#### Prompt
Write out, word for word, every line from the first one through the line that holds "are in millions", and nothing else; skip the pictures.

#### Data

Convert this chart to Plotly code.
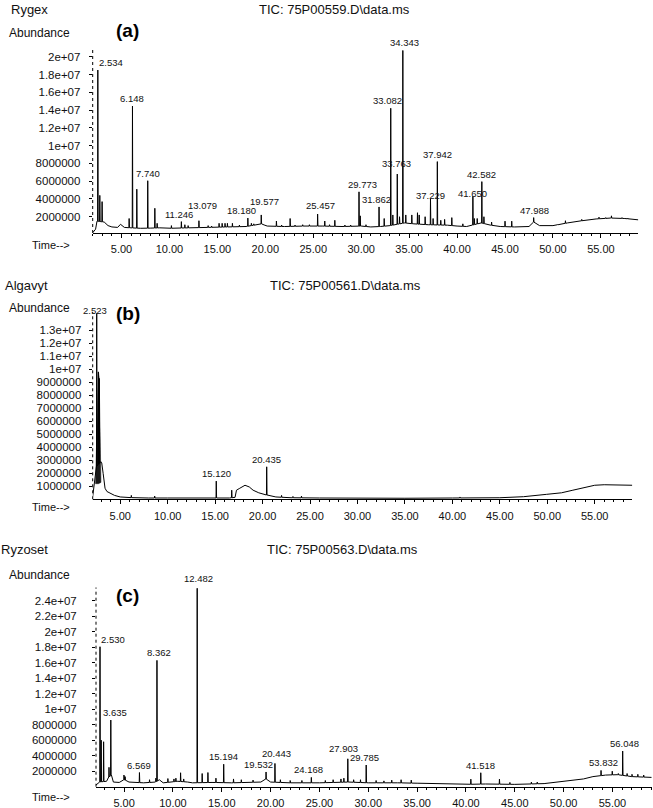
import numpy as np
import plotly.graph_objects as go

W, H = 653, 808
M = 1e6  # abundance values below are in millions

# ---------------- Panel (a) Rygex ----------------
a_base_t = [2.0, 2.3, 2.45, 3.2, 3.6, 4.0, 4.6, 4.9, 5.3, 6.0, 7.0, 8.0, 9.0, 10.0, 12.0, 14.0,
            16.0, 18.0, 19.6, 20.2, 22.0, 24.0, 26.0, 28.0, 30.0, 31.0, 32.0, 33.0, 34.5, 35.5,
            37.0, 39.0, 40.0, 41.0, 42.5, 43.5, 44.5, 46.0, 47.5, 48.0, 48.6, 50.0, 51.5, 53.0,
            54.5, 56.0, 57.5, 58.9]
a_base_v = [0.2, 0.6, 1.5, 1.4, 1.0, 0.85, 0.8, 1.15, 0.8, 0.75, 0.7, 0.72, 0.75, 0.7, 0.75, 0.8,
            0.85, 0.9, 1.2, 0.95, 0.9, 0.95, 0.95, 0.9, 0.95, 0.85, 0.9, 1.0, 1.3, 1.2,
            1.1, 1.05, 0.95, 0.9, 1.3, 1.05, 0.9, 0.85, 0.9, 1.4, 1.0, 1.0, 1.3, 1.55,
            1.75, 1.85, 1.8, 1.65]
a_lab_t = [2.534, 6.148, 7.740, 11.246, 13.079, 18.180, 19.577, 25.457, 29.773, 31.862,
           33.082, 33.763, 34.343, 37.229, 37.942, 41.650, 42.582, 47.988]
a_lab_v = [18.5, 14.45, 6.05, 1.45, 1.55, 1.85, 2.2, 2.3, 4.8, 3.1,
           14.2, 6.8, 20.7, 4.0, 8.2, 4.3, 5.95, 1.9]
a_pk_t = [2.74, 2.98, 5.80, 6.60, 8.48, 8.72, 10.21, 11.61, 11.95, 14.04, 14.4, 15.18, 15.5,
          15.8, 16.05, 16.57, 17.3, 18.55, 18.8, 19.9, 21.16, 21.7, 22.59, 23.1, 23.9, 24.6,
          26.2, 26.7, 27.25, 28.3, 28.9, 29.9, 30.5, 32.4, 33.12, 33.3, 34.0, 34.65, 35.28,
          35.87, 36.05, 36.67, 37.5, 38.3, 38.7, 39.45, 40.6, 41.8, 42.1, 42.8, 43.6, 45.0,
          45.7, 50.5, 51.3, 52.3, 53.0, 54.8, 55.5, 56.1, 57.2, 57.8]
a_pk_v = [4.4, 3.7, 1.8, 5.1, 2.95, 1.26, 1.0, 1.1, 1.0, 1.0, 0.95, 1.26, 1.26,
          1.26, 1.26, 1.26, 1.07, 1.26, 1.2, 1.07, 1.52, 1.07, 1.8, 1.07, 1.1, 1.1,
          1.52, 1.1, 1.6, 1.07, 1.07, 2.1, 1.1, 1.8, 9.1, 2.2, 2.0, 2.2, 2.2,
          2.45, 2.2, 2.0, 1.8, 1.6, 1.7, 1.9, 1.2, 1.8, 1.8, 2.0, 1.4, 1.5,
          1.5, 1.15, 1.55, 1.45, 1.7, 1.95, 1.9, 2.1, 1.9, 1.85]

# ---------------- Panel (b) Algavyt ----------------
b_base_t = [2.1, 2.3, 2.45, 2.95, 3.05, 3.2, 3.4, 3.6, 3.93, 4.4, 5.0, 6.0, 8.0, 10.0, 14.0,
            16.5, 17.1, 17.25, 17.6, 18.15, 18.6, 19.0, 19.6, 20.0, 21.4, 23.0, 26.0, 30.0,
            35.0, 40.0, 45.0, 47.5, 49.9, 51.5, 52.7, 54.0, 55.0, 56.0, 58.96]
b_base_v = [0.2, 1.3, 2.5, 2.9, 2.8, 2.0, 0.85, 0.6, 0.46, 0.3, 0.18, 0.13, 0.1, 0.1, 0.1,
            0.1, 0.15, 0.7, 0.85, 1.08, 0.95, 0.7, 0.5, 0.4, 0.18, 0.12, 0.1, 0.08,
            0.08, 0.1, 0.12, 0.2, 0.38, 0.5, 0.7, 0.9, 1.08, 1.12, 1.08]
b_lab_t = [2.523, 15.120, 20.435]
b_lab_v = [14.3, 1.4, 2.5]
b_pk_t = [2.70, 2.80, 6.17, 8.63, 16.75, 22.0, 23.2, 24.1, 40.8]
b_pk_v = [9.8, 9.3, 0.3, 0.25, 0.7, 0.3, 0.22, 0.25, 0.18]
# dark, densely overdrawn envelope of the solvent peak
b_env_t = [2.40, 2.55, 2.62, 2.70, 2.78, 2.84, 2.90, 2.97, 2.97, 2.70, 2.40]
b_env_v = [1.2, 6.5, 9.6, 9.8, 9.4, 6.0, 3.2, 2.8, 1.3, 1.2, 1.2]

# ---------------- Panel (c) Ryzoset ----------------
c_base_t = [2.1, 2.4, 3.2, 3.4, 3.7, 3.9, 4.5, 5.0, 5.5, 7.0, 8.2, 8.6, 9.0, 10.5, 11.5, 12.0,
            14.0, 16.0, 19.0, 19.5, 20.0, 22.0, 25.0, 28.0, 30.0, 33.0, 35.0, 38.0, 40.0,
            42.0, 45.0, 48.0, 50.0, 52.0, 53.0, 54.3, 55.5, 57.0, 59.0]
c_base_v = [0.2, 0.6, 0.7, 1.2, 1.5, 0.6, 0.55, 0.9, 0.6, 0.5, 0.6, 0.9, 0.5, 0.7, 0.6, 0.5,
            0.55, 0.5, 0.6, 1.0, 0.6, 0.5, 0.5, 0.6, 0.5, 0.5, 0.45, 0.35, 0.3,
            0.35, 0.3, 0.4, 0.7, 1.0, 1.3, 1.5, 1.55, 1.3, 1.2]
c_lab_t = [2.530, 3.635, 6.569, 8.362, 12.482, 15.194, 19.532, 20.443, 24.168, 27.903,
           29.785, 41.518, 53.832, 56.048]
c_lab_v = [18.06, 8.6, 1.83, 16.3, 25.6, 2.9, 1.9, 3.0, 1.2, 3.6, 2.8, 1.8, 2.1, 4.6]
c_pk_t = [2.65, 2.90, 3.45, 4.98, 5.1, 7.6, 8.25, 9.48, 10.1, 10.3, 10.78, 11.1, 12.99,
          13.58, 14.4, 16.2, 17.0, 18.2, 21.0, 22.0, 23.2, 25.6, 26.4, 27.2, 27.5, 28.5,
          29.2, 30.8, 31.6, 32.4, 33.36, 34.4, 40.5, 43.43, 44.5, 46.7, 47.3, 52.0, 54.98,
          55.6, 56.5, 57.0, 57.6, 58.2]
c_pk_v = [6.0, 5.8, 2.5, 1.5, 1.3, 0.9, 1.1, 1.05, 1.0, 1.1, 1.8, 1.0, 1.7,
          1.83, 1.1, 1.0, 0.9, 0.85, 0.9, 0.8, 0.8, 0.8, 0.9, 1.0, 1.1, 0.9,
          0.9, 0.8, 0.75, 0.85, 0.9, 0.85, 0.97, 0.97, 0.55, 0.6, 0.6, 1.0, 2.0,
          1.7, 1.7, 1.6, 1.6, 1.5]

# ---------------- text ----------------
sample_names = ["Rygex", "Algavyt", "Ryzoset"]
tic_titles = ["TIC: 75P00559.D\\data.ms", "TIC: 75P00561.D\\data.ms", "TIC: 75P00563.D\\data.ms"]
panel_tags = ["(a)", "(b)", "(c)"]
a_ytick_v = [2, 4, 6, 8, 10, 12, 14, 16, 18, 20]
a_ytick_s = ["2000000", "4000000", "6000000", "8000000", "1e+07", "1.2e+07", "1.4e+07",
             "1.6e+07", "1.8e+07", "2e+07"]
b_ytick_v = [1, 2, 3, 4, 5, 6, 7, 8, 9, 10, 11, 12, 13]
b_ytick_s = ["1000000", "2000000", "3000000", "4000000", "5000000", "6000000", "7000000",
             "8000000", "9000000", "1e+07", "1.1e+07", "1.2e+07", "1.3e+07"]
c_ytick_v = [2, 4, 6, 8, 10, 12, 14, 16, 18, 20, 22, 24]
c_ytick_s = ["2000000", "4000000", "6000000", "8000000", "1e+07", "1.2e+07", "1.4e+07",
             "1.6e+07", "1.8e+07", "2e+07", "2.2e+07", "2.4e+07"]


def trace_xy(base_t, base_v, pk_t, pk_v):
    """Baseline polyline with each peak drawn as a narrow spike rising from it."""
    pts = list(zip(base_t, base_v))
    feet = np.interp(pk_t, base_t, base_v)
    for t, v, f in zip(pk_t, pk_v, feet):
        pts += [(t - 0.025, f), (t, v), (t + 0.035, f)]
    pts.sort(key=lambda p: p[0])
    xs = [p[0] for p in pts]
    ys = [p[1] * M for p in pts]
    return xs, ys


FONT = "Liberation Sans, Arial, sans-serif"
INK = "#111111"


def px(x):
    return x / W


def py(y):
    return 1 - y / H


panels = [
    dict(base=(a_base_t, a_base_v), lab=(a_lab_t, a_lab_v), pk=(a_pk_t, a_pk_v),
         xdom=[92.7, 638.3], ydom=[233.0, 49.4], xr=[2.0, 58.9], yr=[0.17, 20.82],
         yt=(a_ytick_v, a_ytick_s), ystand=6,
         name_y=9.5, tic_x=257, abund_y=33, tag_y=30, time_y=245,
         shifts=[(None, -1, 0), (0, 0, 0), (0, 0, 0), (0, -2, 0), (0, 4, 8), (0, -6, 0),
                 (0, 3, 6), (0, 3, 1), (0, 3, 0), (0, -3, 0), (0, -3, 0), (0, -1, 3),
                 (0, 2, 0), (0, 0, -4), (0, 0, 0), (0, 0, -5), (0, 0, 0), (0, 1, 0)]),
    dict(base=(b_base_t, b_base_v), lab=(b_lab_t, b_lab_v), pk=(b_pk_t, b_pk_v),
         xdom=[92.7, 632.3], ydom=[499.3, 312.0], xr=[2.1, 58.96], yr=[0.0, 14.41],
         yt=(b_ytick_v, b_ytick_s), ystand=5,
         name_y=285, tic_x=268, abund_y=308, tag_y=313, time_y=507,
         shifts=[(0, -2, -5), (0, 0, 0), (0, 0, 0)]),
    dict(base=(c_base_t, c_base_v), lab=(c_lab_t, c_lab_v), pk=(c_pk_t, c_pk_v),
         xdom=[96.0, 652.0], ydom=[786.7, 587.5], xr=[2.12, 59.05], yr=[0.0, 25.7],
         yt=(c_ytick_v, c_ytick_s), ystand=13,
         name_y=549, tic_x=265, abund_y=575, tag_y=595, time_y=797,
         shifts=[(None, -1, 0), (0, 4, 0), (0, 0, 0), (0, 2, 0), (0, 1, 2), (0, 0, 0),
                 (0, -8, 0), (0, 2, 2), (0, -3, 0), (0, -4, 3), (0, -2, 0), (0, 0, 0),
                 (0, 2, 0), (0, 2, 0)]),
]

fig = go.Figure()
annotations = []
shapes = []
layout_axes = {}

for i, p in enumerate(panels):
    k = "" if i == 0 else str(i + 1)
    xref, yref = "x" + k, "y" + k

    if i == 1:
        # dark overdrawn envelope of the solvent peak
        fig.add_trace(go.Scatter(x=b_env_t, y=[v * M for v in b_env_v], xaxis=xref, yaxis=yref,
                                 mode="lines", fill="toself", fillcolor="#1a1a1a",
                                 line=dict(color="#1a1a1a", width=0.5), hoverinfo="skip",
                                 showlegend=False))

    all_pk_t = list(p["lab"][0]) + list(p["pk"][0])
    all_pk_v = list(p["lab"][1]) + list(p["pk"][1])
    xs, ys = trace_xy(p["base"][0], p["base"][1], all_pk_t, all_pk_v)
    fig.add_trace(go.Scatter(x=xs, y=ys, xaxis=xref, yaxis=yref, mode="lines",
                             line=dict(color="#000000", width=1), hoverinfo="skip",
                             showlegend=False))

    layout_axes["xaxis" + k] = dict(
        domain=[px(p["xdom"][0]), px(p["xdom"][1])], range=p["xr"], anchor=yref,
        showline=True, linecolor="#000", linewidth=1, ticks="outside", ticklen=4,
        tickcolor="#000", tickmode="linear", tick0=0, dtick=5, tickformat=".2f",
        tickfont=dict(family=FONT, size=11, color=INK), showgrid=False, zeroline=False,
        minor=dict(tickmode="linear", tick0=0, dtick=1, ticks="outside", ticklen=2,
                   tickcolor="#000", showgrid=False),
        ticklabelstandoff=2, fixedrange=True)
    layout_axes["yaxis" + k] = dict(
        domain=[py(p["ydom"][0]), py(p["ydom"][1])], range=[p["yr"][0] * M, p["yr"][1] * M],
        anchor=xref, showline=False, ticks="outside", ticklen=3, tickcolor="#000",
        tickmode="array", tickvals=[v * M for v in p["yt"][0]], ticktext=p["yt"][1],
        tickfont=dict(family=FONT, size=11.5, color=INK), showgrid=False, zeroline=False,
        ticklabelstandoff=p["ystand"], fixedrange=True)

    # dotted vertical axis line
    shapes.append(dict(type="line", xref=xref + " domain", yref=yref + " domain",
                       x0=0, x1=0, y0=0, y1=1, line=dict(color="#000", width=1, dash="dot")))

    # peak labels
    for (t, v), (anc, dx, dy) in zip(zip(*p["lab"]), p["shifts"]):
        annotations.append(dict(x=t, y=v * M, xref=xref, yref=yref, text=f"{t:.3f}",
                                showarrow=False, xanchor="left" if anc is None else "center",
                                yanchor="bottom", xshift=dx, yshift=dy,
                                font=dict(family=FONT, size=9.5, color=INK)))

    # headers
    annotations += [
        dict(x=px(50), y=py(p["name_y"]), xref="paper", yref="paper", text=sample_names[i],
             showarrow=False, xanchor="right", yanchor="middle",
             font=dict(family=FONT, size=13, color=INK)),
        dict(x=px(p["tic_x"]), y=py(p["name_y"]), xref="paper", yref="paper",
             text=tic_titles[i], showarrow=False, xanchor="left", yanchor="middle",
             font=dict(family=FONT, size=13, color=INK)),
        dict(x=px(7), y=py(p["abund_y"]), xref="paper", yref="paper", text="Abundance",
             showarrow=False, xanchor="left", yanchor="middle",
             font=dict(family=FONT, size=12, color=INK)),
        dict(x=px(127.5), y=py(p["tag_y"]), xref="paper", yref="paper",
             text="<b>" + panel_tags[i] + "</b>", showarrow=False, xanchor="center",
             yanchor="middle", font=dict(family=FONT, size=19, color="#000")),
        dict(x=px(30), y=py(p["time_y"]), xref="paper", yref="paper", text="Time-->",
             showarrow=False, xanchor="left", yanchor="middle",
             font=dict(family=FONT, size=11, color=INK)),
    ]

fig.update_layout(
    width=W, height=H, margin=dict(l=0, r=0, t=0, b=0),
    paper_bgcolor="white", plot_bgcolor="white",
    annotations=annotations, shapes=shapes, showlegend=False,
    font=dict(family=FONT, color=INK),
    **layout_axes,
)

fig.write_html("out.html", config={"displayModeBar": False},
               post_script="document.body.style.margin='0';"
                           "document.body.style.overflow='hidden';")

#### Completed exercise
Convert this chart to Plotly code.
import numpy as np
import plotly.graph_objects as go

W, H = 653, 808
M = 1e6  # abundance values below are in millions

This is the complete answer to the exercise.